Playwriting’s pretty different, it’s a different language. I look at playwriting as a blueprint so a director and actors can really go to town. I’m not as dynamic visually in my plays as in screenplays. Dialogue is king in a play, at least the ones that I love best.

10. How does your process, if at all, for playwriting differ from that of screenwriting? With my plays, I tend to work backwards from character. I’m so envious of writers who can come up with a great plot hook. I start with a character I want to write about, and then build the story around them, always with the question, “What is the most transformative period or moment of this person’s life?”

Screenwriting is similar, but I tend to start with a visual bang, like, what’s the opening image of this story? And just as important, what is the final image we see of this story?

With playwriting, the images aren’t as important. That’s up to the director. My job is to build the relationships.

11. What is something we didn't get to talk about in this interview that you'd like my audience to know about you? The last play I had up in New York features this scene where one character goes off on every identifiable “type” of gay man in a long rant, and it always got applause or hoots from other gay men in the audience. I could feel the release they experienced, with a character saying things they might think, but never verbalize. That crystallized my voice as a writer, and I knew I wanted to keep doing that forever.

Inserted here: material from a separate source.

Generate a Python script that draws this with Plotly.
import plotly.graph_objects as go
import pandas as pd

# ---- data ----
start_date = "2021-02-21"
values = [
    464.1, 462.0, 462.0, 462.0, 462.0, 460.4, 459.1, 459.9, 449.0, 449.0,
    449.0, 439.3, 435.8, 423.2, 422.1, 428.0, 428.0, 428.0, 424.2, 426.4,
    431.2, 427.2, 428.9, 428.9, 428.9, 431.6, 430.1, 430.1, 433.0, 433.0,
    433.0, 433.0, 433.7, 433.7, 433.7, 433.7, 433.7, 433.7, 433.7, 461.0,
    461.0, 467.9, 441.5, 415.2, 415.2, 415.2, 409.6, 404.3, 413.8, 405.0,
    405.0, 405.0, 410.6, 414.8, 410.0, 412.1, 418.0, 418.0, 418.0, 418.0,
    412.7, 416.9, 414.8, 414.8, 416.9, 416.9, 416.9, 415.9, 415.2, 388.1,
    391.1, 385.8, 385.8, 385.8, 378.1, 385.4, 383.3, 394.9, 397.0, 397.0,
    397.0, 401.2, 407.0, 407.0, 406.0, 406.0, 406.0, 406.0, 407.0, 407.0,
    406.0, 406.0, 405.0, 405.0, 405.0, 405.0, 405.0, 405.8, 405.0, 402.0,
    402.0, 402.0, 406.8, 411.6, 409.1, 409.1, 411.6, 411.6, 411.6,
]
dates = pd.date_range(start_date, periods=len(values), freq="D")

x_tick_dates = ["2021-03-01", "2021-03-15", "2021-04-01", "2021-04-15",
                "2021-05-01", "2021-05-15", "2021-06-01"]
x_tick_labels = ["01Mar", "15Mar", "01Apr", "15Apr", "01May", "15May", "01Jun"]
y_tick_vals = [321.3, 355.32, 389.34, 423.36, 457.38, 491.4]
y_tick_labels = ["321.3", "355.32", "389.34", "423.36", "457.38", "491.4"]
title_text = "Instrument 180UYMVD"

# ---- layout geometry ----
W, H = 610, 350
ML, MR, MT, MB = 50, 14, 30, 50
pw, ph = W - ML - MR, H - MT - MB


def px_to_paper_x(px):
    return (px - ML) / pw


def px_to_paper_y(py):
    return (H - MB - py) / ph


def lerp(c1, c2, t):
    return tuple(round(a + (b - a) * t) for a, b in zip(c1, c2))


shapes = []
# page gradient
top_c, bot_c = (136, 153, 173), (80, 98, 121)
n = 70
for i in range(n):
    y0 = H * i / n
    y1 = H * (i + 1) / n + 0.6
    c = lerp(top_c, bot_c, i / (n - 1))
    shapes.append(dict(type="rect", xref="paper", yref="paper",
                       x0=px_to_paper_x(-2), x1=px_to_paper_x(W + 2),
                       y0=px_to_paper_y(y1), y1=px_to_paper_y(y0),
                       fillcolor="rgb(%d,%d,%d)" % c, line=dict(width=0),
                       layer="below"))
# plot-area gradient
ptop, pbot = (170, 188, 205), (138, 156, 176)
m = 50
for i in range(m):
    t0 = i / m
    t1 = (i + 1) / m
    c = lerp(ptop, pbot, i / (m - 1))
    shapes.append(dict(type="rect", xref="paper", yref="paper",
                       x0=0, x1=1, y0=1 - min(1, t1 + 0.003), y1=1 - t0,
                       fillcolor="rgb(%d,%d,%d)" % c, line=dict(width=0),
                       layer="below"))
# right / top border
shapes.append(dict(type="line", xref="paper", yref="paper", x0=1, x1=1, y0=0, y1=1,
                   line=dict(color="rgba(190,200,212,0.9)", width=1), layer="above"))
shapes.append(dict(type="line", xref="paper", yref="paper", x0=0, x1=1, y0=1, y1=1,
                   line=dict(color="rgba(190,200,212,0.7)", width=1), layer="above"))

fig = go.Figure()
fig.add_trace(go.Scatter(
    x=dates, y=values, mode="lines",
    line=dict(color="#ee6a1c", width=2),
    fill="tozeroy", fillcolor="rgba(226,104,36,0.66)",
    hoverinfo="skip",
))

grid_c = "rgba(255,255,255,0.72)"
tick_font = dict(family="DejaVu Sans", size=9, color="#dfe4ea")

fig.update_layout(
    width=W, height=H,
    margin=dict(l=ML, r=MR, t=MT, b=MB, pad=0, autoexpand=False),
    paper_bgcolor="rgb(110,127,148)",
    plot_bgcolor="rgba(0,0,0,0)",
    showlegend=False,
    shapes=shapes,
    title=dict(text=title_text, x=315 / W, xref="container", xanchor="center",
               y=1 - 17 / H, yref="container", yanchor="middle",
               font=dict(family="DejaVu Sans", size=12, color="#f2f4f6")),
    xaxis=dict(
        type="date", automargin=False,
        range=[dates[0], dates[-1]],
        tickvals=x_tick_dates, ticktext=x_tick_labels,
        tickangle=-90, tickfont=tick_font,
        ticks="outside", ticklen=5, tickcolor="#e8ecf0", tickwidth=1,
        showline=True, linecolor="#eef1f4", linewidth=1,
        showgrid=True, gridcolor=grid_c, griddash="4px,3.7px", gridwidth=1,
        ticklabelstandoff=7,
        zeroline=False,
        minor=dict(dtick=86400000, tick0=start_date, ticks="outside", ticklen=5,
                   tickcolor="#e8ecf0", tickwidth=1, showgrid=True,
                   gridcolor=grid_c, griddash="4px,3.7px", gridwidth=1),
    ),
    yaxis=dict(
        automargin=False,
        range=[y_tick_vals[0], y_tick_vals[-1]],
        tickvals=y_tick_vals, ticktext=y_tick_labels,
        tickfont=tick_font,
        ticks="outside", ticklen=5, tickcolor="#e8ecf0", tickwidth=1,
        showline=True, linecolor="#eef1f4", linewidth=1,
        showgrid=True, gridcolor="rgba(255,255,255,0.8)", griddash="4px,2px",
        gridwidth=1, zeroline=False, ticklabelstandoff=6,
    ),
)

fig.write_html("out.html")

It’s like, “Okay, you might be shamed in real life by acknowledging these thoughts, but you won’t be shamed here.” Let’s get it out and deal with it. That’s what theatre is for me. I want to walk out of any play a different person than when I walked in. I don’t know if I can achieve that for an audience every time, but I’m gonna give it my best shot.

Chris Phillips, Photo Credit: Katherine Kirkpatrick

More on Chris Phillips:

Chris Phillips is a playwright, screenwriter & director whose plays have been staged on both coasts in venues such as Celebration Theatre, SoHo Playhouse and the Cherry Lane Theater. He’s directed 7 short films -- 4 from his own scripts -- screening at festivals such as Outfest Los Angeles and the California Independent Film Festival, where he won Best Director of a Short, and the Austin After Dark Film Festival, where his short won Best Drama.

Chris is a two-time GLAAD Media Award nominee; a finalist for the Warner Bros. TV Writers Workshop; a semi-finalist for the NBC Universal Emerging Writers Fellowship; a finalist for the WB TV Pilot award at the Austin Film Festival; and a top-50 semi-finalist for the Academy Nicholl Fellowship.

His first feature-length film as writer-director, Bleed Like Me, is currently out at festivals.